BACKGROUND: Nonprofits are exempt from paying taxes by state and federal law. Nonprofits do not pay federal and state corporate income taxes for their charitable activities, donations to nonprofits are tax deductible, and nonprofits are exempt from Connecticut’s sales tax and local property taxes. Recently, there have been efforts at all levels of government to weaken the tax-exempt status of nonprofits, most notably at the local level.

QUESTION: Do you support nonprofit tax exemptions? Why or why not? Would you support legislation to protect or clarify tax exemptions for nonprofits? Why or why not?

ANSWER:

Yes, I support non-profit tax exemptions. In many cases, non-profits are struggling to make ends meet, and tax exemptions help to keep non-profits afloat. I’d be interested in learning more about legislation to protect or clarify such tax exemptions and would be inclined to support such legislation as long as it made sure that it protected the spirit of what a non-profit is.

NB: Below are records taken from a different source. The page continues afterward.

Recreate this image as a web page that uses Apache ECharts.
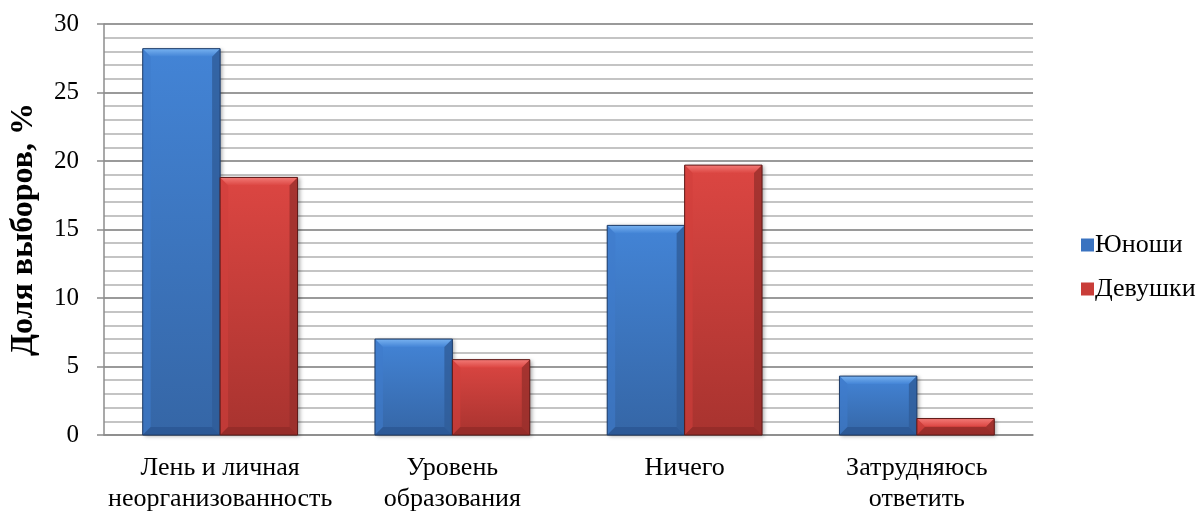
<!DOCTYPE html>
<html>
<head>
<meta charset="utf-8">
<script src="https://cdn.jsdelivr.net/npm/echarts@6/dist/echarts.min.js"></script>
<style>
  html, body { margin: 0; padding: 0; background: #fff; }
  #chart { width: 1200px; height: 515px; }
</style>
</head>
<body>
<div id="chart"></div>
<script>
// Reasons named by respondents, share of choices (%)
const categories = ['Лень и личная\nнеорганизованность', 'Уровень\nобразования', 'Ничего', 'Затрудняюсь\nответить'];
const boys = [28.2, 7.0, 15.3, 4.3];
const girls = [18.8, 5.5, 19.7, 1.2];
const seriesNames = ['Юноши', 'Девушки'];
const yTicks = { min: 0, max: 30, interval: 5 };

const palettes = [
  { face: ['#4384d6', '#3566a6'], top: '#78b2f0', side: '#3f7ccb', sideR: '#2f5d98', bottom: '#2a5490', edge: '#1e3c68', legend: '#3a73c0' },
  { face: ['#dc4642', '#a8332f'], top: '#f27a76', side: '#d0403c', sideR: '#98302c', bottom: '#8e2a27', edge: '#5e1a18', legend: '#c93d39' }
];

// Bevelled bar drawn from the category/value scales
function bevelBar(seriesIdx) {
  const p = palettes[seriesIdx];
  return function (params, api) {
    const cat = api.value(0);
    const val = api.value(1);
    const base = api.coord([cat, 0]);
    const top = api.coord([cat, val]);
    const catW = api.size([1, 0])[0];
    const barW = catW / 3;
    const x0 = base[0] - barW + seriesIdx * barW;
    const x1 = x0 + barW;
    const y0 = top[1];
    const y1 = base[1];
    const h = y1 - y0;
    const b = Math.min(8, h / 2);
    return {
      type: 'group',
      children: [
        { type: 'rect', shape: { x: x0, y: y0, width: barW, height: h },
          style: { fill: new echarts.graphic.LinearGradient(0, 0, 0, 1, [
            { offset: 0, color: p.face[0] }, { offset: 1, color: p.face[1] }]),
            shadowBlur: 4, shadowOffsetX: 2, shadowOffsetY: 1, shadowColor: 'rgba(0,0,0,0.35)' } },
        // top bevel
        { type: 'polygon', shape: { points: [[x0, y0], [x1, y0], [x1 - b, y0 + b], [x0 + b, y0 + b]] },
          style: { fill: new echarts.graphic.LinearGradient(0, 0, 0, 1, [
            { offset: 0, color: p.top }, { offset: 1, color: p.face[0] }]) } },
        // left bevel
        { type: 'polygon', shape: { points: [[x0, y0], [x0 + b, y0 + b], [x0 + b, y1 - b], [x0, y1]] },
          style: { fill: p.side, opacity: 0.6 } },
        // right bevel
        { type: 'polygon', shape: { points: [[x1, y0], [x1 - b, y0 + b], [x1 - b, y1 - b], [x1, y1]] },
          style: { fill: p.sideR, opacity: 0.8 } },
        // bottom bevel
        { type: 'polygon', shape: { points: [[x0, y1], [x0 + b, y1 - b], [x1 - b, y1 - b], [x1, y1]] },
          style: { fill: p.bottom, opacity: 0.7 } },
        // outline
        { type: 'rect', shape: { x: x0, y: y0, width: barW, height: h },
          style: { fill: null, stroke: p.edge, lineWidth: 1 } }
      ]
    };
  };
}

const chart = echarts.init(document.getElementById('chart'), null, { renderer: 'canvas' });
const serif = '"Liberation Serif", "Times New Roman", serif';

chart.setOption({
  animation: false,
  textStyle: { fontFamily: serif },
  grid: { left: 98, right: 167, top: 24, bottom: 76 },
  legend: {
    orient: 'vertical',
    left: 1076,
    top: 227,
    itemGap: 18,
    itemWidth: 13,
    itemHeight: 13,
    icon: 'rect',
    textStyle: { fontFamily: serif, fontSize: 26, color: '#000', padding: [0, 0, 0, -4] },
    data: seriesNames
  },
  xAxis: {
    type: 'category',
    data: categories,
    axisLine: { show: true, lineStyle: { color: '#8c8c8c', width: 1.5 } },
    axisTick: { show: false },
    axisLabel: { fontFamily: serif, fontSize: 26, color: '#000', margin: 18, lineHeight: 31, interval: 0 }
  },
  yAxis: {
    type: 'value',
    min: yTicks.min,
    max: yTicks.max,
    interval: yTicks.interval,
    name: 'Доля выборов, %',
    nameLocation: 'middle',
    nameRotate: 90,
    nameGap: 64,
    nameTextStyle: { fontFamily: serif, fontSize: 32, fontWeight: 'bold', color: '#000' },
    axisLine: { show: true, lineStyle: { color: '#8c8c8c', width: 1.5 } },
    axisTick: { show: true, length: 7, lineStyle: { color: '#8c8c8c', width: 1.5 } },
    axisLabel: { fontFamily: serif, fontSize: 25, color: '#000', margin: 25 },
    splitLine: { show: true, lineStyle: { color: '#9a9a9a', width: 2 } },
    minorSplitLine: { show: true, lineStyle: { color: '#c4c4c4', width: 2 } },
    minorTick: { show: false, splitNumber: 5 }
  },
  series: [
    { name: seriesNames[0], type: 'custom', renderItem: bevelBar(0), itemStyle: { color: palettes[0].legend },
      encode: { x: 0, y: 1 }, data: boys.map((v, i) => [i, v]) },
    { name: seriesNames[1], type: 'custom', renderItem: bevelBar(1), itemStyle: { color: palettes[1].legend },
      encode: { x: 0, y: 1 }, data: girls.map((v, i) => [i, v]) }
  ]
});
</script>
</body>
</html>
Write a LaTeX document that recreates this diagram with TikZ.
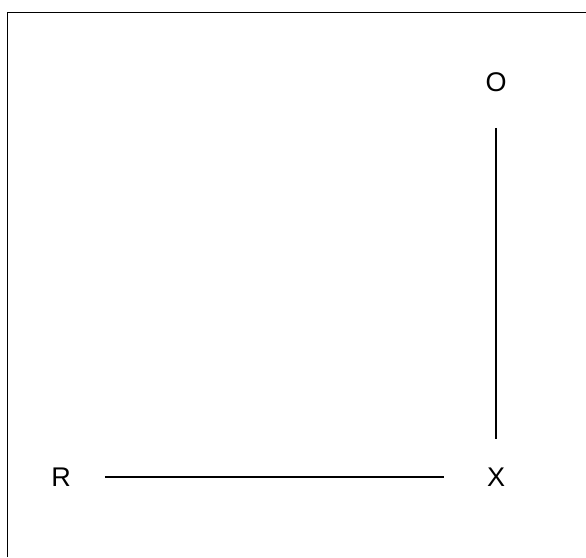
\documentclass[tikz,border=0pt]{standalone}
\usepackage{fontspec}
\setmainfont{Liberation Sans}
\tikzset{
  lbl/.style={inner sep=0pt, font=\fontsize{27}{30}\selectfont},
  link/.style={line width=1.6pt}
}
\begin{document}
\begin{tikzpicture}[x=1pt,y=1pt]
  \useasboundingbox (0,0) rectangle (586,557);
  \draw[line width=1.4pt] (7.5,0) -- (7.5,544.5) -- (586,544.5);
  \node[lbl] (O) at (496,475) {O};
  \node[lbl] (R) at (61,80) {R};
  \node[lbl] (X) at (496,80) {X};
  \draw[link, shorten <=36pt, shorten >=29pt] (O) -- (X);
  \draw[link, shorten <=34pt, shorten >=43pt] (R) -- (X);
\end{tikzpicture}
\end{document}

BACKGROUND: Even though community nonprofits deliver more than 90% of residential services to people with Intellectual/Developmental Disabilities (I/DD) and 60% of clients served by Local Mental Health Authorities in Connecticut, the State continues to operate some of these services itself, with state-operated facilities staffed by state employees. The State and nonprofits provide the same services, but nonprofits do so at half of the cost. For example, the average annual cost to serve an individual with I/DD living in a state-operated group home is $265,000. The cost for a community nonprofit to provide the same service is just $113,000. This means that government funding can serve more people if those services are provided by nonprofits.

QUESTION: If elected, would you support converting more state-operated services to the nonprofit sector? If not, how would you ensure that state funding is able to help more people?

ANSWER:

I would need to know more about this. On one hand, I’ve read a lot about how privatization often leads to more negative outcomes (here is one example). However, I recognize that the example I gave and many of the examples I have read about are apples to oranges when it comes to the circumstances we are discussing here. My initial inclination is that I would rather look for fair revenue options to bolster our ability to fund existing programs executed by non-profits rather than shift entirely to non-profits, but I’m happy to learn more, especially if we can ensure that the quality of service is at par or improved, workers are fairly compensated, and there is a high level of transparency in non-profit programming.

BACKGROUND: The nonprofit arts and culture community enhances Connecticut’s quality of life. The arts make our communities better places to live and work – they create jobs, generate revenue, and are key considerations when families and businesses are thinking of locating in our state. A recent study found that Connecticut’s nonprofit arts and culture sector generates $797 million in annual economic activity for the state, supporting over 23,000 jobs and generating $72 million in local and state tax revenue.

QUESTION: How do your plans to grow Connecticut’s economy include our arts and cultural offerings?
ANSWER:

I think arts and culture offer significant economic opportunities. I’d like to figure out how we can ensure that there are more opportunities to grow the non-profit arts and culture sector, particularly when it comes to transit-oriented development and creating more walkable communities.

 

The Connecticut Community Nonprofit Alliance (The Alliance) is Connecticut’s statewide association of community nonprofits. Our members deliver essential services to more than half a million people each year and employ almost 14% of Connecticut’s workforce. To inform nonprofit professionals, staff, clients and volunteers, The Alliance is asking candidates to complete this short five-question document. Completed will be published on our website, sent to our network of thousands of CT voters, and included at our Annual Conference.